In an emailed statement to the press, Seeger said, “We believe this allocation is reasonable and well within the precedent set in similar cases. Judge [Anita] Brody will ultimately determine the final allocation, and we appreciate her consideration of this matter.”

On Oct. 10, Seeger filed a 22-page declaration to the U.S. District Court for the Eastern District of Pennsylvania, asking the court to award his firm $70.4 million.  The money, according to the request, would compensate Seeger Weiss for a total of 21,044 hours that his firm spent on the litigation since he was appointed to represent the class in 2012.

Although many of the responses took issue with the lodestar multipliers Seeger used to develop his proposal, some contended that a neutral special master needed to be appointed to handle the fees and others said the proposal was premature.

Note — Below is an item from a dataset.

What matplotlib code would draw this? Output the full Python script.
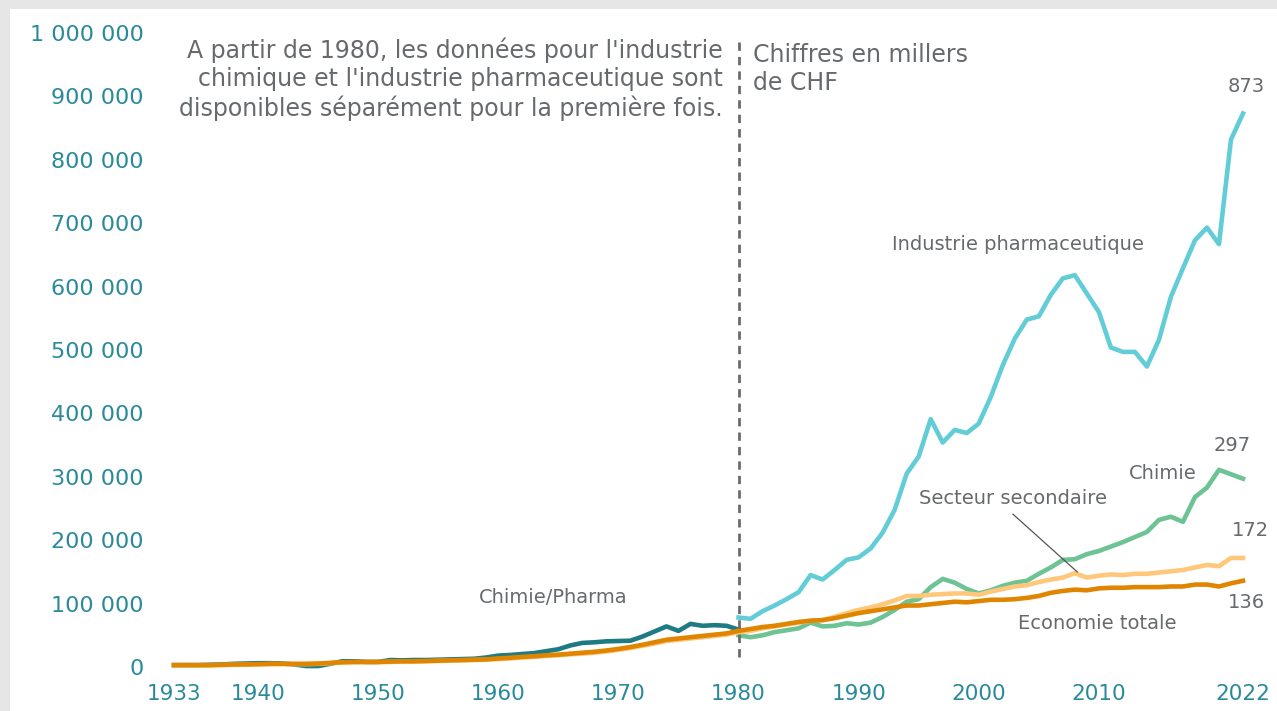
import numpy as np
import matplotlib.pyplot as plt
from matplotlib.patches import Rectangle
from matplotlib.ticker import FuncFormatter

plt.rcParams['font.family'] = ['DejaVu Sans']

# donnees (milliers de CHF)
annees_avant = list(range(1933, 1981))
annees_apres = list(range(1980, 2023))

chimie_pharma = [3, 3, 3, 3.5, 4, 5, 5.5, 6, 6, 5.5, 4, 1.5, 1.5, 5, 9, 9, 8, 8,
                 11, 10.5, 11, 11, 11.5, 12, 12.5, 13, 15, 18, 19, 20.5, 22, 25, 28,
                 34, 38, 39, 40.5, 41, 41.5, 48, 56, 64, 57, 68, 65, 66, 65, 59]

eco_avant = [3, 3, 3, 3, 3.5, 4, 4, 4.5, 5, 5, 5, 5, 5.5, 6.5, 7.5, 8, 8, 8,
             8.5, 9, 9, 9.5, 10, 10.5, 11, 11.5, 12, 13.5, 14.5, 16, 17, 18.5, 19.5,
             21, 22.5, 24, 26, 28.5, 31.5, 35, 39, 43, 45, 47, 49, 51, 53, 57]

sec_avant = [2.5, 2.5, 2.5, 2.5, 3, 3.5, 3.5, 4, 4.5, 4.5, 4.5, 4.5, 5, 6, 7, 7.5, 7.5, 7.5,
             8, 8.5, 8.5, 9, 9.5, 10, 10.5, 11, 11.5, 12.5, 13.5, 15, 16, 17.5, 18.5,
             20, 21, 22.5, 24.5, 27, 30, 33.5, 37, 41, 43, 45, 47, 49, 51, 55]

pharma = [78, 76, 88, 97, 107, 118, 145, 138, 153, 169, 173, 187, 212, 248, 305, 332,
          391, 354, 374, 369, 384, 426, 476, 518, 548, 553, 587, 613, 618, 589, 560,
          504, 497, 497, 474, 516, 584, 629, 673, 693, 667, 832, 873]

chimie = [50, 47, 50, 55, 58, 61, 70, 64, 65, 69, 67, 70, 79, 90, 103, 107, 126, 139,
          133, 123, 116, 121, 128, 133, 136, 147, 157, 169, 170, 178, 183, 190, 197,
          205, 213, 232, 237, 229, 268, 283, 311, 304, 297]

sec_apres = [55, 57, 61, 64, 67, 70, 73, 74, 79, 85, 90, 94, 99, 105, 112, 112, 114,
             115, 116, 116, 114, 119, 123, 127, 129, 134, 138, 141, 148, 141, 144, 146,
             145, 147, 147, 149, 151, 153, 157, 161, 159, 172, 172]

eco_apres = [57, 60, 63, 65, 68, 71, 73, 74, 77, 81, 85, 88, 91, 94, 97, 97, 99, 101,
             103, 102, 104, 106, 106, 107, 109, 112, 117, 120, 122, 121, 124, 125, 125,
             126, 126, 126, 127, 127, 130, 130, 127, 132, 136]

# couleurs
c_cp = '#1e7b84'
c_pharma = '#62cdd6'
c_chimie = '#6dc393'
c_sec = '#ffc77a'
c_eco = '#e08500'
c_txt = '#676a6d'
c_tick = '#2a8a99'

fig = plt.figure(figsize=(12.77, 7.11), dpi=100, facecolor='white')
# bordure grise en haut et a gauche
fig.patches.append(Rectangle((0, 702/711), 1, 9/711, transform=fig.transFigure,
                             facecolor='#e6e6e6', edgecolor='none', zorder=-10))
fig.patches.append(Rectangle((0, 0), 10/1277, 1, transform=fig.transFigure,
                             facecolor='#e6e6e6', edgecolor='none', zorder=-10))

ax = fig.add_axes([174/1277, 44/711, 1069/1277, 634/711])
ax.set_facecolor('none')

lw = 3.3
k = 1000
ax.plot(annees_apres, np.array(pharma)*k, color=c_pharma, lw=lw, clip_on=False)
ax.plot(annees_apres, np.array(chimie)*k, color=c_chimie, lw=lw, clip_on=False)
ax.plot(annees_avant, np.array(chimie_pharma)*k, color=c_cp, lw=lw, clip_on=False)
ax.plot(annees_avant, np.array(sec_avant)*k, color=c_sec, lw=lw, clip_on=False)
ax.plot(annees_apres, np.array(sec_apres)*k, color=c_sec, lw=lw, clip_on=False)
ax.plot(annees_avant, np.array(eco_avant)*k, color=c_eco, lw=lw, clip_on=False)
ax.plot(annees_apres, np.array(eco_apres)*k, color=c_eco, lw=lw, clip_on=False)

ax.plot([1980, 1980], [15000, 992000], color='#6b6b6b', lw=2, ls=(0, (3, 2.2)))

ax.set_xlim(1933, 2022)
ax.set_ylim(0, 1000000)
ax.set_xticks([1933, 1940, 1950, 1960, 1970, 1980, 1990, 2000, 2010, 2022])
ax.set_yticks(np.arange(0, 1000001, 100000))
ax.yaxis.set_major_formatter(FuncFormatter(lambda v, p: f'{int(v):,}'.replace(',', ' ')))
ax.tick_params(length=0, labelsize=15.5, colors=c_tick)
ax.tick_params(axis='y', pad=22, labelsize=16)
ax.tick_params(axis='x', pad=12)
for s in ax.spines.values():
    s.set_visible(False)

# textes
ax.text(1978.7, 927000, "A partir de 1980, les données pour l'industrie\n"
        "chimique et l'industrie pharmaceutique sont\n"
        "disponibles séparément pour la première fois.",
        ha='right', va='center', multialignment='right', fontsize=17,
        color=c_txt, linespacing=1.22)
ax.text(1981.2, 985000, "Chiffres en millers\nde CHF", ha='left', va='top',
        fontsize=17, color=c_txt, linespacing=1.22)

fs = 14
ax.text(2022.3, 915000, "873", ha='center', va='center', fontsize=fs, color=c_txt)
ax.text(2021.1, 350000, "297", ha='center', va='center', fontsize=fs, color=c_txt)
ax.text(2022.6, 216000, "172", ha='center', va='center', fontsize=fs, color=c_txt)
ax.text(2022.3, 102000, "136", ha='center', va='center', fontsize=fs, color=c_txt)
ax.text(2003.3, 666000, "Industrie pharmaceutique", ha='center', va='center',
        fontsize=fs, color=c_txt)
ax.text(2015.35, 305000, "Chimie", ha='center', va='center', fontsize=fs, color=c_txt)
ax.text(2002.85, 265000, "Secteur secondaire", ha='center', va='center',
        fontsize=fs, color=c_txt)
ax.plot([2002.85, 2008.2], [241000, 150000], color='#555555', lw=0.9)
ax.text(2009.85, 69000, "Economie totale", ha='center', va='center',
        fontsize=fs, color=c_txt)
ax.text(1964.6, 110000, "Chimie/Pharma", ha='center', va='center',
        fontsize=fs, color=c_txt)

plt.savefig('out.png', dpi=100, facecolor=fig.get_facecolor())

“To avoid even the appearance of placing their own financial interests ahead of the retired NFL players’ needs, class counsel is urged to join this motion and voluntarily seek to defer any ruling on payment of claimed attorneys’ fees until after at least the majority of the players have been paid,” Tampa-based attorney Steven Yerrid of the Yerrid Law Firm said in his firm’s response.  “With all respect, the undersigned submits this case must first be about the players’ well-deserved compensation and not the compensation of the lawyers representing them.”